-- begin MATERIAL --

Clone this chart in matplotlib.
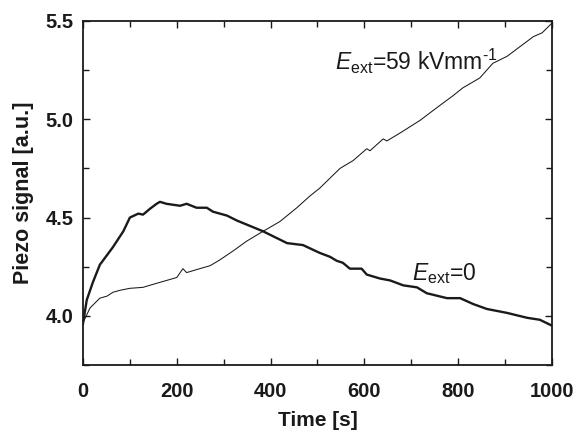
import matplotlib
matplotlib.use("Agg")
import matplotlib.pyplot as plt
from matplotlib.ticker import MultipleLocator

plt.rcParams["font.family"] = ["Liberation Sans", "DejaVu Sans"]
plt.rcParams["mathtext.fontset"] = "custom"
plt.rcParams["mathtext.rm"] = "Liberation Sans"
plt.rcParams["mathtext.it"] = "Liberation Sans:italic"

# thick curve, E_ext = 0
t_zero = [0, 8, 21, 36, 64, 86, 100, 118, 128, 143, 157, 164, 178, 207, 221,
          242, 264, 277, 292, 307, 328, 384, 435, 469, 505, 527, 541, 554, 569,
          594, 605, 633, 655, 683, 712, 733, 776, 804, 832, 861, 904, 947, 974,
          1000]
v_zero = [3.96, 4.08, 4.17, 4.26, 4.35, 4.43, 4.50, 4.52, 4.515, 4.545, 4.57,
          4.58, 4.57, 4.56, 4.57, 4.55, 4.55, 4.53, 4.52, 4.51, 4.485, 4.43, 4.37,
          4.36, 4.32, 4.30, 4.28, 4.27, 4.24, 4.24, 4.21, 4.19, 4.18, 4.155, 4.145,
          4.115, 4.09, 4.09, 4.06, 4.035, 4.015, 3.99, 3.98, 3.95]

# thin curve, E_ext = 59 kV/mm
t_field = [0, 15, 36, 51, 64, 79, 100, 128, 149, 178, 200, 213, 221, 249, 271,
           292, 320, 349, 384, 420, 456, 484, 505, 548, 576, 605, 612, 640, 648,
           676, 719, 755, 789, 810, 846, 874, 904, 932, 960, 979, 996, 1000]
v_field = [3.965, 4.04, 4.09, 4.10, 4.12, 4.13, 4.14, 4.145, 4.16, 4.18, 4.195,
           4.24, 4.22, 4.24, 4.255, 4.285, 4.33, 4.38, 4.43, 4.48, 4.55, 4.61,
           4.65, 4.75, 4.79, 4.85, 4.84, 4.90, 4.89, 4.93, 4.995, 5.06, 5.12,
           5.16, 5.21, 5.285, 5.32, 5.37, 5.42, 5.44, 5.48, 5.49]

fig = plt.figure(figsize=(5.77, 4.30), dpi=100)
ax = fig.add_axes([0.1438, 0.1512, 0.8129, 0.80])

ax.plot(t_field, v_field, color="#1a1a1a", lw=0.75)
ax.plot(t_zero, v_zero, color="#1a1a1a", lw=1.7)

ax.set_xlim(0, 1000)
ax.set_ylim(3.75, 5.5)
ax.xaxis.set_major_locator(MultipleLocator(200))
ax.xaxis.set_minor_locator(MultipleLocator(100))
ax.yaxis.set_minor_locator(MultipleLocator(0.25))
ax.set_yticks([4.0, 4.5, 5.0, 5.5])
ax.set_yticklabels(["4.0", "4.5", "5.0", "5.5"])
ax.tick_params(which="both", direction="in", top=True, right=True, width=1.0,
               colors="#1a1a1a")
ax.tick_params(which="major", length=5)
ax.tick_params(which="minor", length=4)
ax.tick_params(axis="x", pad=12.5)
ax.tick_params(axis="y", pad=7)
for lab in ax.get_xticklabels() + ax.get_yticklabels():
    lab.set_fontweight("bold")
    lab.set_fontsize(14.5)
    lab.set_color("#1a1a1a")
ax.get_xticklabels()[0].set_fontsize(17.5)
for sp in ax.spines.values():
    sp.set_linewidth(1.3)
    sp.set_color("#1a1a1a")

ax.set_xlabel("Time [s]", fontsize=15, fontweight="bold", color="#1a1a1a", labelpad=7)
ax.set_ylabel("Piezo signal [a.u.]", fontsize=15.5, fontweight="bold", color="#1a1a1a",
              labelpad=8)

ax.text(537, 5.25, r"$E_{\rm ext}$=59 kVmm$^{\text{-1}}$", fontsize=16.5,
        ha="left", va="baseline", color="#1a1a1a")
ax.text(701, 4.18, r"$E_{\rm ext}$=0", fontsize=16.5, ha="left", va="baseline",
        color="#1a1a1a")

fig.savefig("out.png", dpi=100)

-- end MATERIAL --

- PROBLEM TO SOLVE
Return the listing above unchanged, apart from dropping its pictures.

- RESPONSE TO THE TASK
Clone this chart in matplotlib.
import matplotlib
matplotlib.use("Agg")
import matplotlib.pyplot as plt
from matplotlib.ticker import MultipleLocator

plt.rcParams["font.family"] = ["Liberation Sans", "DejaVu Sans"]
plt.rcParams["mathtext.fontset"] = "custom"
plt.rcParams["mathtext.rm"] = "Liberation Sans"
plt.rcParams["mathtext.it"] = "Liberation Sans:italic"

# thick curve, E_ext = 0
t_zero = [0, 8, 21, 36, 64, 86, 100, 118, 128, 143, 157, 164, 178, 207, 221,
          242, 264, 277, 292, 307, 328, 384, 435, 469, 505, 527, 541, 554, 569,
          594, 605, 633, 655, 683, 712, 733, 776, 804, 832, 861, 904, 947, 974,
          1000]
v_zero = [3.96, 4.08, 4.17, 4.26, 4.35, 4.43, 4.50, 4.52, 4.515, 4.545, 4.57,
          4.58, 4.57, 4.56, 4.57, 4.55, 4.55, 4.53, 4.52, 4.51, 4.485, 4.43, 4.37,
          4.36, 4.32, 4.30, 4.28, 4.27, 4.24, 4.24, 4.21, 4.19, 4.18, 4.155, 4.145,
          4.115, 4.09, 4.09, 4.06, 4.035, 4.015, 3.99, 3.98, 3.95]

# thin curve, E_ext = 59 kV/mm
t_field = [0, 15, 36, 51, 64, 79, 100, 128, 149, 178, 200, 213, 221, 249, 271,
           292, 320, 349, 384, 420, 456, 484, 505, 548, 576, 605, 612, 640, 648,
           676, 719, 755, 789, 810, 846, 874, 904, 932, 960, 979, 996, 1000]
v_field = [3.965, 4.04, 4.09, 4.10, 4.12, 4.13, 4.14, 4.145, 4.16, 4.18, 4.195,
           4.24, 4.22, 4.24, 4.255, 4.285, 4.33, 4.38, 4.43, 4.48, 4.55, 4.61,
           4.65, 4.75, 4.79, 4.85, 4.84, 4.90, 4.89, 4.93, 4.995, 5.06, 5.12,
           5.16, 5.21, 5.285, 5.32, 5.37, 5.42, 5.44, 5.48, 5.49]

fig = plt.figure(figsize=(5.77, 4.30), dpi=100)
ax = fig.add_axes([0.1438, 0.1512, 0.8129, 0.80])

ax.plot(t_field, v_field, color="#1a1a1a", lw=0.75)
ax.plot(t_zero, v_zero, color="#1a1a1a", lw=1.7)

ax.set_xlim(0, 1000)
ax.set_ylim(3.75, 5.5)
ax.xaxis.set_major_locator(MultipleLocator(200))
ax.xaxis.set_minor_locator(MultipleLocator(100))
ax.yaxis.set_minor_locator(MultipleLocator(0.25))
ax.set_yticks([4.0, 4.5, 5.0, 5.5])
ax.set_yticklabels(["4.0", "4.5", "5.0", "5.5"])
ax.tick_params(which="both", direction="in", top=True, right=True, width=1.0,
               colors="#1a1a1a")
ax.tick_params(which="major", length=5)
ax.tick_params(which="minor", length=4)
ax.tick_params(axis="x", pad=12.5)
ax.tick_params(axis="y", pad=7)
for lab in ax.get_xticklabels() + ax.get_yticklabels():
    lab.set_fontweight("bold")
    lab.set_fontsize(14.5)
    lab.set_color("#1a1a1a")
ax.get_xticklabels()[0].set_fontsize(17.5)
for sp in ax.spines.values():
    sp.set_linewidth(1.3)
    sp.set_color("#1a1a1a")

ax.set_xlabel("Time [s]", fontsize=15, fontweight="bold", color="#1a1a1a", labelpad=7)
ax.set_ylabel("Piezo signal [a.u.]", fontsize=15.5, fontweight="bold", color="#1a1a1a",
              labelpad=8)

ax.text(537, 5.25, r"$E_{\rm ext}$=59 kVmm$^{\text{-1}}$", fontsize=16.5,
        ha="left", va="baseline", color="#1a1a1a")
ax.text(701, 4.18, r"$E_{\rm ext}$=0", fontsize=16.5, ha="left", va="baseline",
        color="#1a1a1a")

fig.savefig("out.png", dpi=100)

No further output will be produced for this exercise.